かつての北炭夕張炭鉱の跡地を利用して造られた夕張市石炭博物館は、石炭の採掘技術や炭鉱の生活などを、実物の資料や坑道を用いて紹介している施設。本館展示をリニューアルした2018年には、市の人口を大きく上回る3万2000人が訪れるなど、夕張市における観光の目玉ともなっています。
「リニューアルでは、夕張という街が『石炭』『炭鉱』とどう関わってきたのか、初めて夕張を訪れる方にも分かるようにしました。本館展示を見ていただいたうえで、地下展示の数々を見ていただくと、より理解が深まるかと思います」(夕張市石炭博物館 原田唯史さん)
同様の施設は歌志内市にも。廃止された歌志内線の終点、歌志内駅跡に隣接する歌志内市郷土館「ゆめつむぎ」は、炭鉱で実際に使われた採炭機材や、歌志内線に関する資料のほか、往時の生活用具などを展示し、昭和30年代にタイムスリップしたかのような懐かしさを感じられるのが特長です。
「歌志内も道内で早く鉄道が開通し、昭和の最盛期には5万人近くが住んでいました。日本の産業発展を支えていた歌志内のような街が、北海道をはじめ九州など日本各地に存在していたのです。そのような時代があったことに想いをはせながら、数々の展示品を見ていただきたいですね」(歌志内教育委員会 社会教育グループ 主査 佐久間淳史さん)

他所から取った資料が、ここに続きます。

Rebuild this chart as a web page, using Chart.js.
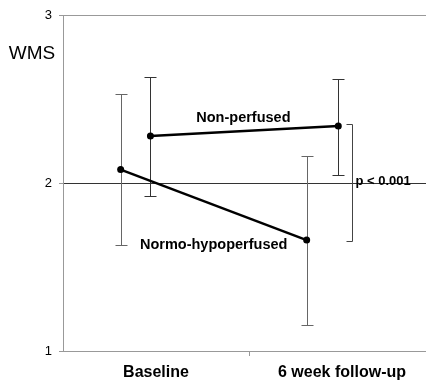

このほか空知地方には、かつての炭鉱の坑口跡や炭鉱住宅の跡、廃棄した鉱石が積み上げられてできた「ズリ山」など、石炭で栄えていた街の面影を感じられる場所が数多く残っています。
「北海道の近現代」をいまに伝える線路跡と関連施設
歌志内市の人口はいまや3500人を割り、「日本一人口が少ない市」となっています。著しい人口減少は、石炭で栄えた空知地方全体で起こっており、夕張市では最盛期に11万人を超えていたのが、2019年には8000人を下回りました。
こうした街に残る鉄道の廃線跡や駅舎跡、関連施設などは、かつて北海道が「石炭」で日本の工業化を推進し、その経済成長を支えていた証でもあり、それによって地域文化や経済、生活が成り立っていた名残でもあります。と同時に、これらは、明治時代以降の北海道発展の歴史を知ることができる場所でもあるのです。
また「廃線跡探訪」は、鉄道趣味のいちジャンルにもなるほどのポピュラーなテーマです。そして「炭鉱遺産」を後世に伝えようと、ガイド付き炭鉱遺産見学を実施している自治体やNPO法人も出てきています。開拓期から石炭で栄えた往年の北海道に想いをはせながら、じっくり廃線跡や関連施設を旅してみるのも面白いのではないでしょうか。
なお、紹介した施設のうち三笠鉄道村は、例年10月中旬から4月中旬まで冬季閉館です。夕張市石炭博物館も2019年の営業は11月初旬までですが、事前に予約した団体に限り見学が受け付けられます。